LED Lights May Be a Promising New Alzheimer’s Treatment, MIT Study Says

Mouse trials looked successful, and human tests are up next.
Li-Huei Tsai

Li-Huei Tsai/Photo by Bryce Vickmark

A new study from MIT may shed light—literally—on Alzheimer’s treatment.

The research, led by MIT neuroscience professor Li-Huei Tsai and published Wednesday in Nature, suggests that exposing patients to LED lights flashing at a specific frequency may be a highly effective treatment for Alzheimer’s disease.

“This, basically, is the first indication that one can do something extremely non-invasive,” Tsai explains. “This doesn’t involve a chemical, an antibody, electrodes, any kind of electrical or magnetic stimulation. All we need to do is some sensory stimulation, such as shining lights, and it can have very dramatic effects.”

In mouse trials, measured exposure to LED lights significantly reduced the buildup of amyloid plaques, beta-amyloid protein deposits that are characteristic of Alzheimer’s disease, in the brain’s visual cortex. After the treatment, fewer beta-amyloid proteins were produced, and the animals’ immune cells were able to more effectively clear the proteins from the brain. Levels of tau protein, which causes tangles in the brain that are also implicated in Alzheimer’s development, were lower as well.
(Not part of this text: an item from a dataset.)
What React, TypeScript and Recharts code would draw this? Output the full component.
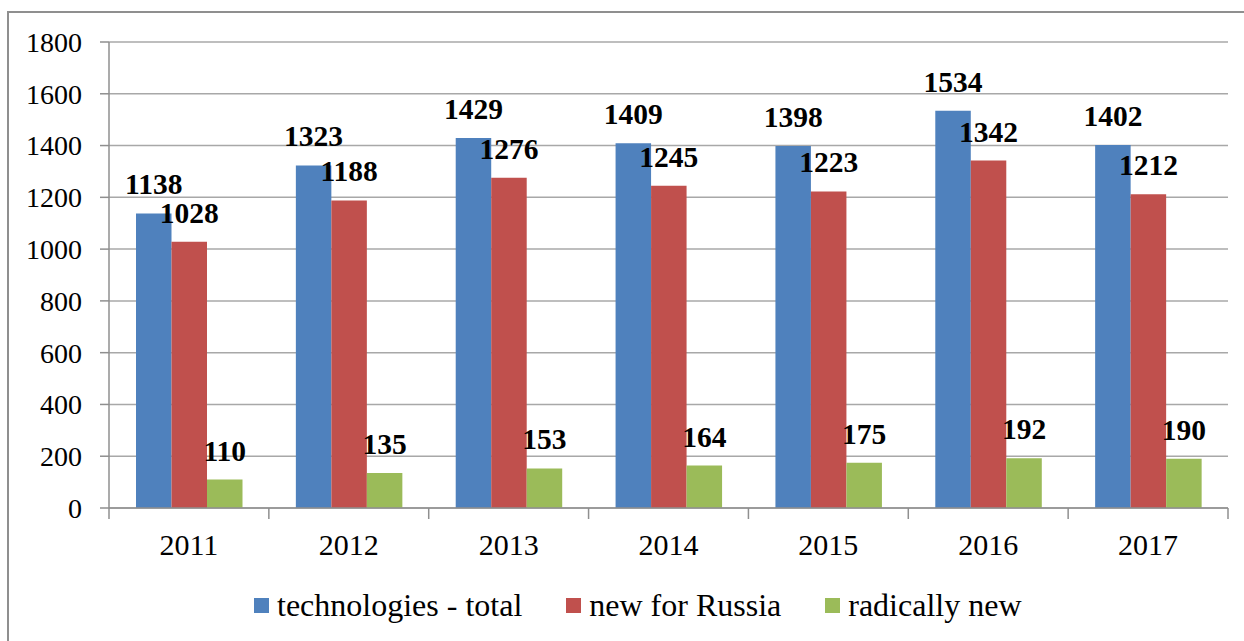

The team initially achieved a similar result using optogenetics, a method of controlling genetically modified neurons with light. LED lights, however, offer a far less invasive treatment option, making them better suited for human use, Tsai says.

But how can lights do all that?

Tsai says the LED lights catalyze the formation of brain waves called gamma oscillations, which are associated with memory, attention, and perception. These brain waves are lacking in both human Alzheimer’s patients and in mice genetically engineered to develop the disease. Coaxing the brain to produce gamma oscillations, then, could play an important role in reversing the condition’s course.

Of course, there’s no guarantee that what worked in mice will work in humans. Still, Tsai is clearly encouraged by the study’s results.

“That’s the question, whether humans will respond similarly to this kind of treatment,” she says. “If humans do, then we want to know whether the beta-amyloid in the human brain can be similarly reduced. If the two things happen, then I think this is going to be very, very exciting.”

Hopefully, we’ll know sooner rather than later whether humans do, indeed, respond. Tsai and her colleague Ed Boyden, a professor of biological engineering and brain and cognitive sciences at the MIT Media Lab and an author of the new study, founded a company called Cognito Therapeutics, which is working toward similar tests in people.

If the cohort succeeds, Tsai says, “the possibility is enormous.” If human trials prove fruitful, she envisions a world where patients equipped with the correct LED lights and specific instructions from a doctor—Tsai stresses that the LED lights must flicker at precisely the right frequency to have any positive effect at all—could administer their own Alzheimer’s treatment at home.

“I certainly can think of a possibility that people can administer this to themselves at home, and also we are trying in other kinds of sensory stimulations,” Tsai says. “There are a lot of very exciting possibilities.”